Reviews: Exiern

Gets better as time goes on

Exiern starts out fairly generic, but for a bit of gender swapping, which is Played for Laughs. It's amusing, but little more than that. After a while, however, it grows into a serious, intelligent examination of any number of issues, including gender dysmorphia, struggles with sexuality and internalised misogyny, married to a complex plot (don't dismiss the throwaway gags - you never know when they might carry a degree of Foreshadowing).

Also of note are the intricately woven subplots, and the story, though becoming more serious, never loses its humour, often drawn from a wry awareness of genre archetypes. Yes, it is full of copious amounts of T & A, which is not to the taste of some, but that tails off after a while (even with Peonie) after the sense that Naked People Are Funny wears off somewhat, but while the divide isn't perfectly even (the particularly fanservicey parts tend to end up with the women), both men and women end up naked.

To be honest, it mostly reminds me of a fusion of Questionable Content and The Order of the Stick, with the former's human touch and the latter's affectionate parodying of genre tropes, and in my view, it's worth sticking with, for a little while at least. That said, it's not going to be everyone's cup of tea.

An alternate point of view...

While the "other review" appears to be from the point of view of a prude, obsessed with panning the series just because there is T&A involved that has to be unlocked, (or perhaps from the point of view of a cheapskate who doesn't want to have to pay to unlock T&A), This review will concentrate on the actual story elements.

Exiern takes the cliche' elements of swords-and-sorcery, and turns them all back-to-front.
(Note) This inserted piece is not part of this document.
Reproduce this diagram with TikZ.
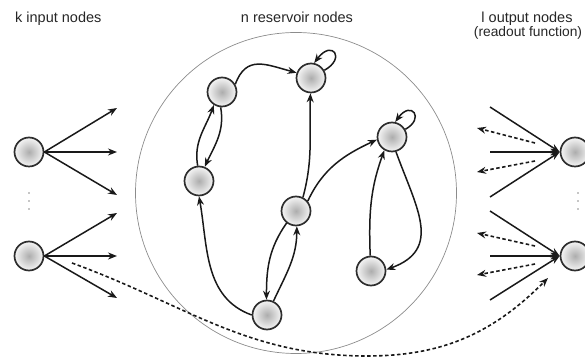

It has several quite interesting subplots going on, and is NOT just an excuse for the artists to draw boobies. The dual nature of the site actually improves the story's accessability. The main storyline is PG-13, while adults can pay to see what's "really going on"

The background of the world is clearly well thought out, as elements of the mythology and cultures of the world are being revealed. We have a culture of shapeshifters, a Fantasy Kingdom, a "The old gods are dead, so now what?" plotline, as well as Tiffany having to come to grips with being female, and from a culture where Females are basically eye candy.

Fayden, the presumed Big Bad, is eventually done in by the princess and not her rescuer as would normally be expected, It appears that the barbarian may wind up marrying the king, and the hero of the story has no interest in slaying dragons.

All in all, an interesting subversion of the "magician versus Barbarian" storyline. If you don't like the members-side eroticism, just don't unlock the members side.

Wavers between inane and obnoxious

"Exiern" opens with a stock barbarian warrior rescuing a stock helpless princess from a stock evil sorcerer. The situation is then immediately turned on its head when a magical accident drains the sorcerer's powers and transforms the barbarian into a woman. While none of this is done particularly well, the simple fact that it starts off by subverting the usual paradigm suggests that the story will at least take us to interesting places.

It doesn't.

There's potential here, but it's all squandered through laziness and cynicism on the author's part. A big macho barbarian suddenly forced to live as a woman could go in all sorts of directions - it could be a redemption story, or social commentary, or a deconstruction of gender stereotypes in fantasy, or a comedy of embarrassment. But Exiern doesn't bother exploring its premise, and what we end up with is a tedious sword & sorcery pastiche that's just as hackneyed as the material it thinks it's parodying.

The remainder of the comic - that's five years of strips - involves the barbarian, the princess and the sorcerer meandering around and encountering stereotypical fantasy characters in stereotypical fantasy situations, which are then "subverted" in one of two ways: Either they're "parodied" in the most inane way possible (ha ha ha, the guards are stupid, what a yarn), or someone gets turned into a woman because the barbarian's curse is contagious when the plot says so. Regardless of what happens, we always end up with at least one woman stripped naked, her nipples and crotch obscured by speech balloons and/or foreground objects...

...that you can pay $3.95 to remove.

It's cynical, exploitative and sleazy - whoever called the fanservice "self-mocking" on the tropes page is wrong; the female characters are routinely stripped, leered at, tied up, groped and (implicitly) threatened with rape, all of which the author presents in loving detail, for money. Meanwhile, their personalities are defined by traits like "slutty" and "loves shoes". There's no other level to it, it's just straightforward misogyny.

The author defends this as something he's required to do to keep the comic popular, poor him. In a sense, he's right: The porn is what's keeping people coming back, but so would - say - a story that's actually worth reading.